From the listing below, output the lines between the one with "Recreate this image" and the one with "import seaborn as sns", including those two, and nothing else. Pictures are not copied.

--- START Material for this exercise ---

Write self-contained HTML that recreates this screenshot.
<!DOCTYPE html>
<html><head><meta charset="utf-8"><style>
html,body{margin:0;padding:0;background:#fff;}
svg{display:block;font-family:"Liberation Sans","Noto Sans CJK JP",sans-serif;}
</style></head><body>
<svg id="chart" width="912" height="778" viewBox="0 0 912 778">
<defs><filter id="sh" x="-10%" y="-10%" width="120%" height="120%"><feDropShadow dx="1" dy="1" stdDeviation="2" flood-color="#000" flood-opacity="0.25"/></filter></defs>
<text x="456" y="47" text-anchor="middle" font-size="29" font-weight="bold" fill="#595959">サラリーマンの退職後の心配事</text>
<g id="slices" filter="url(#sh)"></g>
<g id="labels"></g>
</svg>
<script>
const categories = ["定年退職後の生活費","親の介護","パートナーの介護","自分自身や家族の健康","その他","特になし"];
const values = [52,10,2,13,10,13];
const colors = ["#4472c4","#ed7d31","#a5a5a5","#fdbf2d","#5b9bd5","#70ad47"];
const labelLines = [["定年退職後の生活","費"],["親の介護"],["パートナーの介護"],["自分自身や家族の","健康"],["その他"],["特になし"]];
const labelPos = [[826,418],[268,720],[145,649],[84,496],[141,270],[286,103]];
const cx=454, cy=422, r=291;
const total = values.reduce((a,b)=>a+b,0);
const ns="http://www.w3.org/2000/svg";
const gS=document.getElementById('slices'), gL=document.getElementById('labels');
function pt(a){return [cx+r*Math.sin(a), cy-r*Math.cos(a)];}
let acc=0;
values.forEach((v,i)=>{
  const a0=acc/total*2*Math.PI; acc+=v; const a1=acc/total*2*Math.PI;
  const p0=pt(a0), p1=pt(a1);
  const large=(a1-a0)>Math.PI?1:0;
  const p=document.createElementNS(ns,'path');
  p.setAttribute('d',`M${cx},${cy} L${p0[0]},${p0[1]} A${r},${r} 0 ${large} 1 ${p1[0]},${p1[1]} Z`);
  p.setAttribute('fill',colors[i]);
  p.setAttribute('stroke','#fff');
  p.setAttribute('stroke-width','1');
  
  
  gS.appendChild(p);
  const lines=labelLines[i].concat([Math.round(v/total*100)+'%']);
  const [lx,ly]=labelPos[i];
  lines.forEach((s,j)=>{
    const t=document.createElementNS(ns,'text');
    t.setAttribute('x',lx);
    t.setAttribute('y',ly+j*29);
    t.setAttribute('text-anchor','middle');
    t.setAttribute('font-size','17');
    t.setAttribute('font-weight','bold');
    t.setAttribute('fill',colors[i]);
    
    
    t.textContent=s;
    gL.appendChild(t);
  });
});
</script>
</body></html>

--- END Material for this exercise ---
--- START Material for this exercise ---

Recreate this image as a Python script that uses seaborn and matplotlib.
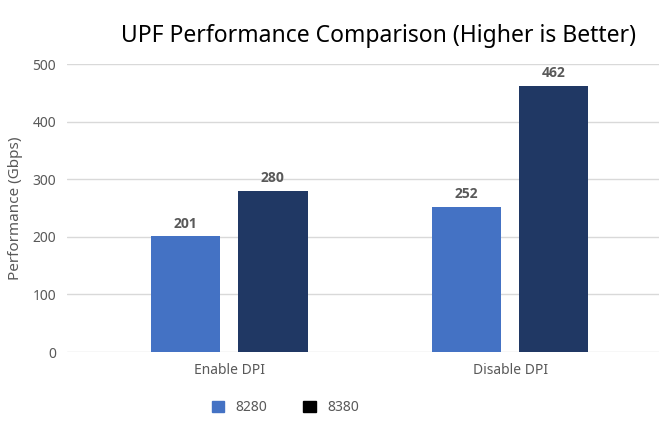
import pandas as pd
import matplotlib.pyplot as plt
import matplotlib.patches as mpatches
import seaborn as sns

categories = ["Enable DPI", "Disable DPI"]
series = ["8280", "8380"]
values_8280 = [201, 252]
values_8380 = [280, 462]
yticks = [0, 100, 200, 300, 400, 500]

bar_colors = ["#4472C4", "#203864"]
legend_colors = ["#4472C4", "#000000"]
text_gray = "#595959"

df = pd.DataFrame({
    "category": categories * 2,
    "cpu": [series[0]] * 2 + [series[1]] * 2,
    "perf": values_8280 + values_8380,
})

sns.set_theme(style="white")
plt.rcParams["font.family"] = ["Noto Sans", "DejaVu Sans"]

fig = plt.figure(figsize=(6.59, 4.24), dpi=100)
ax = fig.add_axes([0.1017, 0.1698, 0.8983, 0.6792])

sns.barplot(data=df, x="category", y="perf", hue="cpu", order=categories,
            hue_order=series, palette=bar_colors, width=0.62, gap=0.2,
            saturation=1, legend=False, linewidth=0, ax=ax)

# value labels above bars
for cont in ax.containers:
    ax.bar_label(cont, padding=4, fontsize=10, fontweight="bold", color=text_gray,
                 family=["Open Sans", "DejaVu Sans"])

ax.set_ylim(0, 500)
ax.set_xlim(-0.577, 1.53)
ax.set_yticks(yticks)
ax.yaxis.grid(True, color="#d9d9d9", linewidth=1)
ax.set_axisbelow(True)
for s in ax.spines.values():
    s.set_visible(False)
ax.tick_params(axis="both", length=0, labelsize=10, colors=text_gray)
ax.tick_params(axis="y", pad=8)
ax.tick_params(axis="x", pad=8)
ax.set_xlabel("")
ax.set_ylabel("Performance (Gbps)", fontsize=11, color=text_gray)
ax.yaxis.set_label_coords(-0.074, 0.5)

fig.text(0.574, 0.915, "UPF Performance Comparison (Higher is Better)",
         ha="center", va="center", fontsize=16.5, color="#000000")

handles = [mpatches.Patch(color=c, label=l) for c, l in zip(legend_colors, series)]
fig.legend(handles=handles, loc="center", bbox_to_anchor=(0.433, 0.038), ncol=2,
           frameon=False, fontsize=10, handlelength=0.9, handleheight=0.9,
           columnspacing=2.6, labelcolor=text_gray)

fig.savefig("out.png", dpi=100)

--- END Material for this exercise ---
--- START Material for this exercise ---

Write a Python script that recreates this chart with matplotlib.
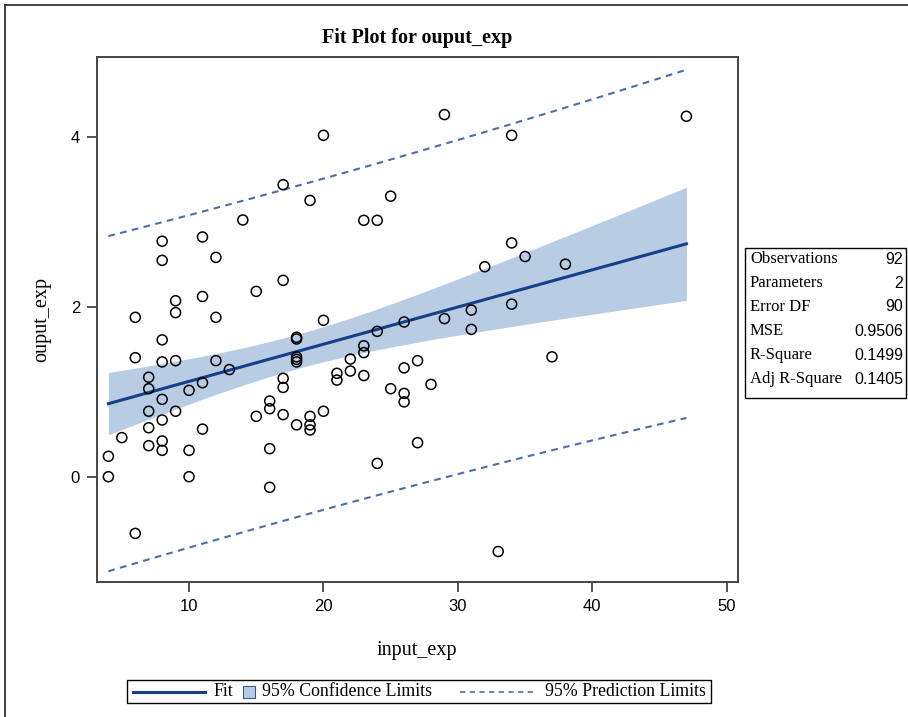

--- END Material for this exercise ---

The completed task:
Recreate this image as a Python script that uses seaborn and matplotlib.
import pandas as pd
import matplotlib.pyplot as plt
import matplotlib.patches as mpatches
import seaborn as sns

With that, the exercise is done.